Starbucks whiskey barrel aged
Photo via Starbucks

Remember the days when whiskey barrel aging was just for, well, whiskey? Those days are long gone. As of March 6, you can get a cup of Starbucks coffee made using whiskey barrel aged beans.

The coffee, called Starbucks Reserve Whiskey Barrel Aged Sulawesi, is a very limited batch sold exclusively at the Seattle Roastery. You can drink it in two specialty drinks, a cold brew and the “Barrel Aged Con Crema,” as well as buy a scoop of whole coffee beans you can French press at your own leisure.

“As a chef and a food scientist, experimentation is central to my being,” Duane Thompson, a member of Starbucks’ research and development team, says in a statement. “My neighbors would tease me about all the barrels in my garage. I’d play with infusing spices like cinnamon sticks and cardamom just to see what flavors would be imparted.”
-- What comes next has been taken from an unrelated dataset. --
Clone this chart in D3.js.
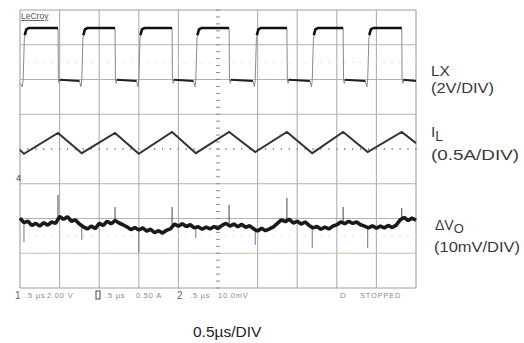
<!DOCTYPE html>
<html><head><meta charset="utf-8">
<script src="https://cdn.jsdelivr.net/npm/d3@7"></script>
<style>
html,body{margin:0;padding:0;background:#fff;}
svg{display:block;font-family:"Liberation Sans",Arial,sans-serif;}
</style></head>
<body>
<svg id="c" width="524" height="343"></svg>
<script>
// ---- data (time in µs, values in screen divisions) ----
const timeTicks = [0,0.5,1,1.5,2,2.5,3,3.5,4,4.5,5];
const divTicks = [-4,-3,-2,-1,0,1,2,3,4];
// LX switching node
const lxRise = [0.04,0.78,1.50,2.22,2.97,3.69,4.39];
const lxFall = [0.48,1.20,1.92,2.64,3.37,4.08,4.82];
const lxHigh = 3.48, lxLow = 1.99;
// inductor current
const ilTime  = [0,0.05,0.48,0.78,1.20,1.50,1.92,2.22,2.64,2.97,3.37,3.69,4.08,4.39,4.82,5.0];
const ilValue = [-0.03,-0.14,0.46,-0.12,0.46,-0.14,0.49,-0.12,0.49,-0.09,0.49,-0.12,0.49,-0.09,0.49,0.17];
// output ripple (every 0.05 µs)
const voValue = [-1.99,-2.12,-2.08,-2.20,-2.14,-2.22,-2.12,-2.19,-2.10,-2.14,
 -1.94,-2.02,-1.95,-2.08,-2.04,-2.16,-2.24,-2.30,-2.22,-2.29,
 -2.14,-2.20,-2.08,-2.15,-2.06,-2.13,-2.18,-2.24,-2.32,-2.26,
 -2.33,-2.27,-2.36,-2.31,-2.41,-2.35,-2.42,-2.34,-2.30,-2.16,
 -2.22,-2.15,-2.23,-2.18,-2.27,-2.24,-2.31,-2.25,-2.30,-2.23,
 -2.29,-2.20,-2.14,-2.22,-2.16,-2.24,-2.17,-2.25,-2.21,-2.30,
 -2.36,-2.28,-2.35,-2.30,-2.24,-2.14,-2.04,-2.09,-2.02,-2.13,
 -2.08,-2.16,-2.10,-2.20,-2.27,-2.23,-2.31,-2.25,-2.30,-2.22,
 -2.18,-2.10,-2.15,-2.08,-2.14,-2.10,-2.18,-2.22,-2.27,-2.21,
 -2.28,-2.22,-2.27,-2.20,-2.26,-2.19,-2.04,-1.97,-2.06,-1.99,-2.05];
const voStep = 0.05;
const spikeTime  = [0.48,1.20,1.92,2.64,3.37,4.08,4.82, 0.05,0.78,1.50,2.22,2.97,3.69,4.39];
const spikeValue = [-1.32,-1.67,-1.67,-1.61,-1.41,-1.67,-1.70, -2.68,-2.62,-2.99,-2.56,-2.76,-2.85,-2.85];
const channelLabels = ["LX","(2V/DIV)","(0.5A/DIV)","(10mV/DIV)"];
const statusTokens = [".5 µs","2.00 V",".5 µs","0.50 A",".5 µs","10.0mV","STOPPED"];

const svg = d3.select("#c");
const x = d3.scaleLinear().domain([0,5]).range([20,416]);
const y = d3.scaleLinear().domain([-4,4]).range([288,10]);

// grid
const g = svg.append("g");
g.selectAll("line.v").data(timeTicks.filter(t=>t!==2.5)).join("line")
  .attr("x1",d=>x(d)).attr("x2",d=>x(d)).attr("y1",y(4)).attr("y2",y(-4))
  .attr("stroke",d=>(d===0||d===5)?"#a0a0a0":"#aaaebe").attr("stroke-width",1.1);
g.selectAll("line.h").data(divTicks.filter(d=>d!==0)).join("line")
  .attr("x1",x(0)).attr("x2",x(5)).attr("y1",d=>y(d)).attr("y2",d=>y(d))
  .attr("stroke",d=>(Math.abs(d)===4)?"#a0a0a0":(d===-3?"#c2c2a8":"#b2b2ae")).attr("stroke-width",1.1);
// center dotted axes
const minorT = d3.range(0,5.0001,0.1);
g.selectAll("line.cx").data(minorT).join("line")
  .attr("x1",d=>x(d)).attr("x2",d=>x(d)).attr("y1",y(0)-1).attr("y2",y(0)+1)
  .attr("stroke","#8c8c8c").attr("stroke-width",1.2);
const minorD = d3.range(-4,4.0001,0.2);
g.selectAll("line.cy").data(minorD).join("line")
  .attr("x1",x(2.5)-2).attr("x2",x(2.5)+2).attr("y1",d=>y(d)).attr("y2",d=>y(d))
  .attr("stroke","#8c8c8c").attr("stroke-width",1);
// faint dotted reference lines
[2.5,-2.5].forEach(v=>{
  g.append("line").attr("x1",x(0)).attr("x2",x(5)).attr("y1",y(v)).attr("y2",y(v))
   .attr("stroke","#dadada").attr("stroke-dasharray","1.5,6.4");
});

// LX trace
const lxPts = [[0,lxLow-0.1]];
lxRise.forEach((r,i)=>{
  const f = lxFall[i];
  lxPts.push([r-0.01,lxLow-0.2],[r,lxLow],[r+0.015,lxHigh-0.3],[r+0.035,lxHigh-0.06],[r+0.07,lxHigh],[f,lxHigh],[f+0.005,lxLow],[f+0.015,lxLow-0.1],[f+0.025,lxLow]);
  const nr = lxRise[i+1];
  if(nr!==undefined) lxPts.push([nr-0.03,lxLow-0.03]);
  else lxPts.push([5,lxLow-0.03]);
});
const line = d3.line().x(d=>x(d[0])).y(d=>y(d[1]));
svg.append("path").attr("d",line(lxPts)).attr("fill","none").attr("stroke","#8a8a8a").attr("stroke-width",1);
lxRise.forEach((r,i)=>{
  const f=lxFall[i];
  svg.append("path").attr("d",line([[r+0.02,lxHigh-0.2],[r+0.04,lxHigh-0.04],[r+0.07,lxHigh],[f,lxHigh]]))
    .attr("fill","none").attr("stroke","#111").attr("stroke-width",2.6);
  const nr = lxRise[i+1]!==undefined?lxRise[i+1]-0.03:5;
  svg.append("path").attr("d",line([[f+0.02,lxLow],[nr,lxLow-0.03]]))
    .attr("fill","none").attr("stroke","#222").attr("stroke-width",2);
});

// IL trace
svg.append("path").attr("d",line(ilTime.map((t,i)=>[t,ilValue[i]])))
  .attr("fill","none").attr("stroke","#333").attr("stroke-width",2);

// Vo spikes
const voAt = t=>voValue[Math.min(voValue.length-1,Math.round(t/voStep))];
svg.selectAll("line.sp").data(spikeTime).join("line")
  .attr("x1",d=>x(d)).attr("x2",d=>x(d)).attr("y1",d=>y(voAt(d))).attr("y2",(d,i)=>y(spikeValue[i]))
  .attr("stroke",(d,i)=>i<7?"#444":"#777").attr("stroke-width",1);
svg.append("path").attr("d",line(voValue.map((v,i)=>[i*voStep,v])))
  .attr("fill","none").attr("stroke","#1a1a1a").attr("stroke-width",3.6).attr("stroke-linejoin","bevel");

// small scope annotations
svg.append("text").attr("x",21).attr("y",19).attr("font-size",8.5).attr("fill","#555").text("LeCroy")
  .attr("text-decoration","underline");
svg.append("text").attr("x",16).attr("y",181).attr("font-size",9).attr("fill","#444").text("4");
svg.append("text").attr("x",15).attr("y",299).attr("font-size",10).attr("fill","#666").text("1");
svg.append("text").attr("x",177).attr("y",299).attr("font-size",10).attr("fill","#666").text("2");
svg.append("rect").attr("x",96).attr("y",291).attr("width",4).attr("height",8).attr("fill","none").attr("stroke","#666").attr("stroke-width",1.2);
svg.append("text").attr("x",340).attr("y",298).attr("font-size",8).attr("fill","#888").text("D");
const stX=[25,47,105,136,190,218,360];
svg.selectAll("text.st").data(statusTokens).join("text")
  .attr("x",(d,i)=>stX[i]).attr("y",298).attr("font-size",7.5).attr("fill","#8a8a8a")
  .attr("letter-spacing",0.8).text(d=>d);

// right labels
const lab = svg.append("g").attr("fill","#3a3a3a").attr("font-size",15.5);
lab.append("text").attr("x",431).attr("y",76).text(channelLabels[0]);
lab.append("text").attr("x",431).attr("y",93).text(channelLabels[1]).attr("textLength",63).attr("lengthAdjust","spacingAndGlyphs");
const il = lab.append("text").attr("x",431).attr("y",137);
il.append("tspan").text("I");
il.append("tspan").attr("dy",4).attr("font-size",14).text("L");
lab.append("text").attr("x",431).attr("y",160).text(channelLabels[2]).attr("textLength",88).attr("lengthAdjust","spacingAndGlyphs");
const vo = lab.append("text").attr("x",435).attr("y",230);
vo.append("tspan").text("ΔV").attr("font-size",14);
vo.append("tspan").attr("dy",3).attr("font-size",13).text("O");
lab.append("text").attr("x",434).attr("y",252).text(channelLabels[3]).attr("textLength",86).attr("lengthAdjust","spacingAndGlyphs");

svg.append("text").attr("x",193).attr("y",337).attr("font-size",15.5).attr("fill","#222").text("0.5µs/DIV");
</script>
</body></html>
Violà, a coffee primed for customers who, in Thompson’s words, “are seeking an immersive, sensorial experience that the craftsmanship of barrel-aged coffee delivers.”

And why not? Whiskey barrel aging is already a prevalent trend in wine, beer, and even gin. Coffee just seems like the natural next product prime for the influence of a whiskey barrel.

To get that whiskey flavor, Starbucks starts with an 800-pound batch of unroasted Sulawesi beans. They put those beans into a used barrel made of American Oak from a cooper in Washington State called Woodinville Whiskey Company. Then the beans rest for several weeks, taking in those residual whiskey flavors still in the barrel. The beans are rotated to make sure all of them sit on the oak just the right amount.

Finally, the beans are roasted. The alcohol is burned off but the whiskey flavor stays. The resulting coffee has “earthy notes mingling with the oak to create a cup that’s unlike any other.”

Whiskey barrels aren’t just for whiskey anymore, and if you’re in the Seattle area, you can get a barrel-roasted taste for yourself — while supplies last, that is.